Mangudya, who was appointed central bank boss last year, told editors from media houses operating in the country that Zimbabwe’s economy was “an awakening giant.”
The Zimbabwean economy is projected to grow by between one and 3,2 percent this year, accounting to government and World Bank projections although other analysts have put it at one percent.
Some of the editors, however, said the growth had not translated to any tangible benefits for the ordinary person.
But Mangudya said there was a “crisis of discipline” and lack of sacrifice in the country, virtues which are key ingredients in driving the economy on a sustainable growth trajectory.
“I do not want to experiment with people’s lives,” the governor said, keen to emphasise an approach that differs with that adopted by his predecessor, Gideon Gono, whose ten-year term was defined by unorthodox interventions in the economy.
“I would rather experiment in a laboratory than in an economy.”
He said lack of discipline as evidenced by high levels of corruption, profiteering, smuggling of goods and minerals, lack of transparency were some of the ills stifling economic transformation and making life hard for the ordinary man.
Zimbabwe is estimated to be losing billions through illicit dealings in major economic sectors and government stands accused of failing to stamp out the corruption due to alleged involvement of senior officials.
Mangudya said mining, tourism and agriculture were the three sectors key to Zimbabwe’s economic growth going forward and the central bank will soon come up with measures to buttress efforts to boost their performances.
“Our growth areas are in mining-gold, coal, platinum and diamonds, tourism and horticulture,” he said.
“We want to mobilise resources to support these sectors.”
The central bank boss said he believed in tourism minister Walter Mzembi’s vision of a $5 billion industry by the year 2020.
Currently, earnings from the industry are around $1 billion annually.
While foreign direct investment was critical in improving performance, it was not the panacea to the challenges bedevilling the economy, he said.
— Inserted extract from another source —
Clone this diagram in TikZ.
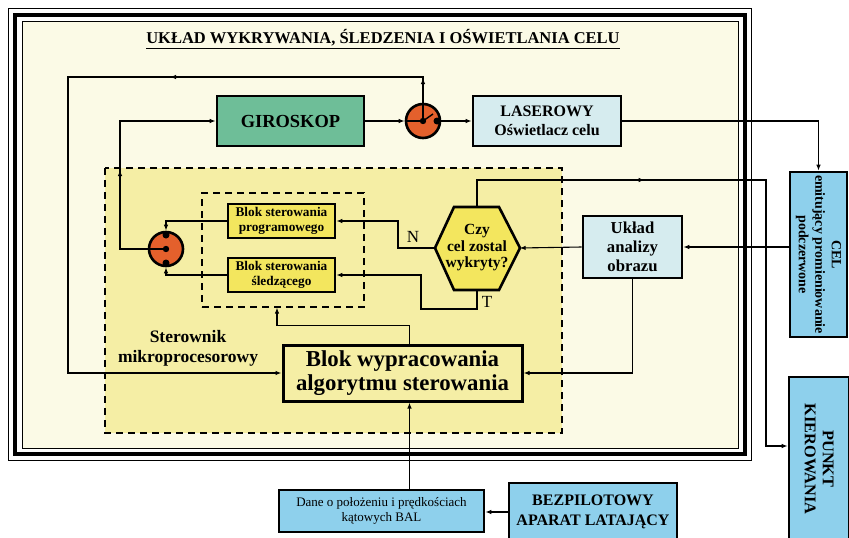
\documentclass[tikz,border=0pt]{standalone}
\usepackage{fontspec}
\setmainfont{Liberation Serif}
\usetikzlibrary{arrows.meta,decorations.markings,calc}
\newcommand{\rozmiar}[2]{\fontsize{#1}{#2}\selectfont}
\definecolor{krem}{HTML}{FBFAE6}
\definecolor{jasnozolty}{HTML}{F5EEA5}
\definecolor{zolty}{HTML}{F3E65E}
\definecolor{zielony}{HTML}{6EBE98}
\definecolor{blady}{HTML}{D6ECEF}
\definecolor{niebieski}{HTML}{8ED0EC}
\definecolor{pomar}{HTML}{E4602C}

\begin{document}
\begin{tikzpicture}[x=1pt,y=-1pt,>={Latex[length=6pt,width=4.5pt]},
    every node/.style={inner sep=0pt,align=center},
    ramka/.style={draw,line width=2.6pt,font=\bfseries},
    przerywana/.style={draw,line width=1.2pt,dash pattern=on 7pt off 5pt},
    polacz/.style={line width=1.1pt,->},
    przelacznik/.style={circle,draw,line width=2.6pt,fill=pomar,minimum size=34pt}]
  \useasboundingbox (0,0) rectangle (849,538);
  % ramka
  \draw[line width=0.8pt] (8,8) rectangle (751,460);
  \draw[line width=4pt] (15,15) rectangle (745,454);
  \draw[line width=0.8pt,fill=krem] (22,21) rectangle (738,448);
  \node[font=\bfseries\rozmiar{16.5}{20}] (tytul) at (383,39)
    {\underline{UKŁAD WYKRYWANIA, ŚLEDZENIA I OŚWIETLANIA CELU}};
  % sterownik
  \draw[przerywana,fill=jasnozolty] (105,168) rectangle (562,433);
  \node[przerywana,minimum width=162pt,minimum height=114pt] (wewn) at (283,250) {};
  \node[font=\bfseries\rozmiar{17.5}{20}] (sterownik) at (188,348) {Sterownik\\mikroprocesorowy};

  \node[ramka,fill=zielony,minimum width=147pt,minimum height=50pt,
    font=\bfseries\rozmiar{18.4}{22}] (giro) at (290.5,121) {GIROSKOP};
  \node[przelacznik] (sw1) at (423,121) {};
  \node[ramka,fill=blady,minimum width=148pt,minimum height=50pt,
    font=\bfseries\rozmiar{16}{19}] (laser) at (547,121) {LASEROWY\\Oświetlacz celu};
  \node[przelacznik] (sw2) at (166,249) {};
  \node[ramka,fill=zolty,minimum width=107pt,minimum height=34pt,
    font=\bfseries\rozmiar{13.3}{15}] (prog) at (281.5,221) {Blok sterowania\\programowego};
  \node[ramka,fill=zolty,minimum width=107pt,minimum height=34pt,
    font=\bfseries\rozmiar{13.3}{15}] (sled) at (281.5,275) {Blok sterowania\\śledzącego};
  \draw[line width=2.6pt,fill=zolty] (435,248) -- (454,207) -- (499,207) -- (520,248)
    -- (499,290) -- (454,290) -- cycle;
  \node[minimum width=85pt,minimum height=83pt,font=\bfseries\rozmiar{15.5}{16.5}] (czy)
    at (477,248) {Czy\\cel zostal\\wykryty?};
  \node[ramka,fill=blady,minimum width=99pt,minimum height=62pt,
    font=\bfseries\rozmiar{16.7}{19}] (uklad) at (632.5,247) {Układ\\analizy\\obrazu};
  \node[ramka,line width=3pt,fill=jasnozolty,minimum width=239pt,minimum height=56pt,
    font=\bfseries\rozmiar{22.8}{24}] (blok) at (402.5,373) {Blok wypracowania\\algorytmu sterowania};
  \node[ramka,fill=niebieski,rotate=-90,minimum width=165pt,minimum height=57pt,
    font=\bfseries\rozmiar{14}{16.5}] (cel) at (818.5,254.5) {CEL\\emitujący promieniowanie\\podczerwone};
  \node[ramka,fill=niebieski,rotate=-90,minimum width=164pt,minimum height=60pt,
    font=\bfseries\rozmiar{16.3}{18}] (punkt) at (819,459) {PUNKT\\KIEROWANIA};
  \node[ramka,fill=niebieski,minimum width=205pt,minimum height=42pt,
    font=\rozmiar{13}{15}] (dane) at (381.5,511) {Dane o położeniu i prędkościach\\kątowych BAL};
  \node[ramka,fill=niebieski,minimum width=168pt,minimum height=58pt,
    font=\bfseries\rozmiar{16}{20}] (bezp) at (593,512) {BEZPILOTOWY\\APARAT LATAJĄCY};
  \node[font=\rozmiar{17}{20}] (etN) at (413,237) {N};
  \node[font=\rozmiar{17}{20}] (etT) at (487,302) {T};

  % polaczenia
  \draw[polacz] (giro.east) -- (sw1.west);
  \draw[line width=1.1pt] (sw1.west) -- (sw1.center);
  \draw[polacz] (sw1.east) -- (laser.west);
  \draw[polacz,postaction=decorate,decoration={markings,
      mark=at position 43pt with {\arrow{>}},mark=at position 297pt with {\arrow{>}}}]
    (sw1.center) |- (68,77) |- (blok.west);
  \draw[polacz,postaction=decorate,decoration={markings,
      mark=at position 125pt with {\arrow{>}}}]
    (sw2.center) -- (120,249) |- (giro.west);
  \draw[polacz] (prog.west) -| (sw2.north);
  \draw[polacz] (sled.west) -| (sw2.south);
  \draw[polacz] (czy.west) -- (398,248) |- (prog.east);
  \draw[polacz] (czy.south) |- (421,309) |- (sled.east);
  \draw[polacz] (uklad.west) -- (czy.east);
  \draw[polacz] (cel.south |- uklad.east) -- (uklad.east);
  \draw[polacz] (laser.east) -| (cel.west);
  \draw[polacz,postaction=decorate,decoration={markings,
      mark=at position 194pt with {\arrow{>}}}]
    (czy.north) |- (766,180) -- (766,446) -- (punkt.south |- 766,446);
  \draw[polacz] (uklad.south) |- (blok.east);
  \draw[polacz] ([xshift=7pt]blok.north) -- ++(0,-18) -| ([xshift=-6pt]wewn.south);
  \coordinate (wej) at ([xshift=7pt]blok.south);
  \draw[polacz] (wej |- dane.north) -- (wej);
  \draw[polacz] (bezp.west) -- (bezp.west -| dane.east);

  % przelaczniki
  \draw[line width=1.4pt] (sw1.center) -- ++(10,-7);
  \fill (sw1.center) circle (3.2pt);
  \fill (437,121) circle (3.5pt);
  \fill (sw2.center) circle (3.2pt);
  \fill (166,235) circle (3.5pt);
  \fill (166,263) circle (3.5pt);
\end{tikzpicture}
\end{document}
Mangudya said low productivity, lack of competitiveness and low business confidence were the major ills impacting on the country’s economic performance while calling for “recalibration” of the economy to solve major structural challenges.
Addressing the cost of doing business in the country would help improve its competitiveness, he said.
He said demands for salary increases in an economy which was not performing were unrealistic.
“If salaries are 80 percent of government expenditure, there is no room to increase the salaries,” he said.
‘People in this country are paid for going to work and just being active but not for productivity.”
Mangudya reiterated that the country would in the foreseeable future continue to use the multi-currency system with no possible return of the local currency in sight.